- The Washington Times - Wednesday, March 15, 2006

U.S. law-enforcement authorities and government officials worldwide now can access an FBI computer database with more than 200,000 names of terror suspects and their associates.

The Terrorist Screening Center (TSC) is a consolidation of identities of domestic and international terror suspects from databases formerly maintained by the Justice, State, Defense and Homeland Security departments that was created as a bridge between the intelligence and law-enforcement communities to facilitate real-time information sharing.

“We have been given the authority to be partners with federal, state and local authorities in the sharing of information about terrorism,” TSC Director Donna A. Bucella said during a briefing this week at FBI headquarters. “Now there’s one watch list to which there is ready access to the most thorough, accurate and current information to respond quickly to known or suspected terrorists.”

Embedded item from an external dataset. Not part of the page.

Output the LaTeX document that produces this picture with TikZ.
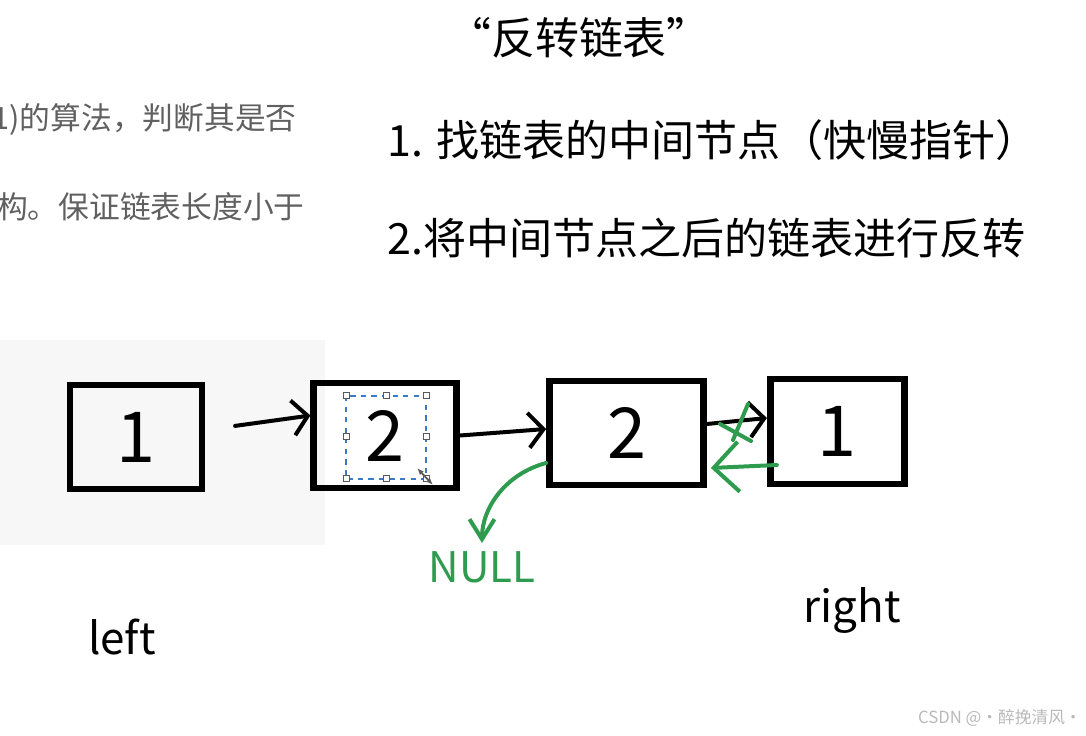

Ms. Bucella, who was director of aviation operations in the Transportation Security Administration before being detailed to the FBI to lead the TSC program, said an additional 150,000 entries in the system contain partial names or identities. She said the majority of those listed live outside the United States, and many have what she described as inconclusive ties to terrorism or terrorist organizations.

But Ms. Bucella said more than 6,000 “positive matches” have been made of terror suspects or their associates among the more than 56,000 inquiries the TSC has received since the official start of the program in December 2004, resulting in 60 arrests. She noted that about half of the encounters were “repeats,” meaning the suspects had been stopped on other occasions.

Law-enforcement officers and government officials who make inquiries have the option of arresting or detaining suspects if a warrant is outstanding, which happens in less than 1 percent of the cases, or gathering information and letting them go, she said.

Last year, the Justice Department’s Office of Inspector General said in a report that although TSC had created and deployed a consolidated watch list database, it could not ensure that the information in that database was complete and accurate.

Ms. Bucella said the database, which she described as “unclassified law-enforcement-sensitive,” is updated every day, with additions, modifications and deletions to help identify and detain potential terrorists and prevent attacks.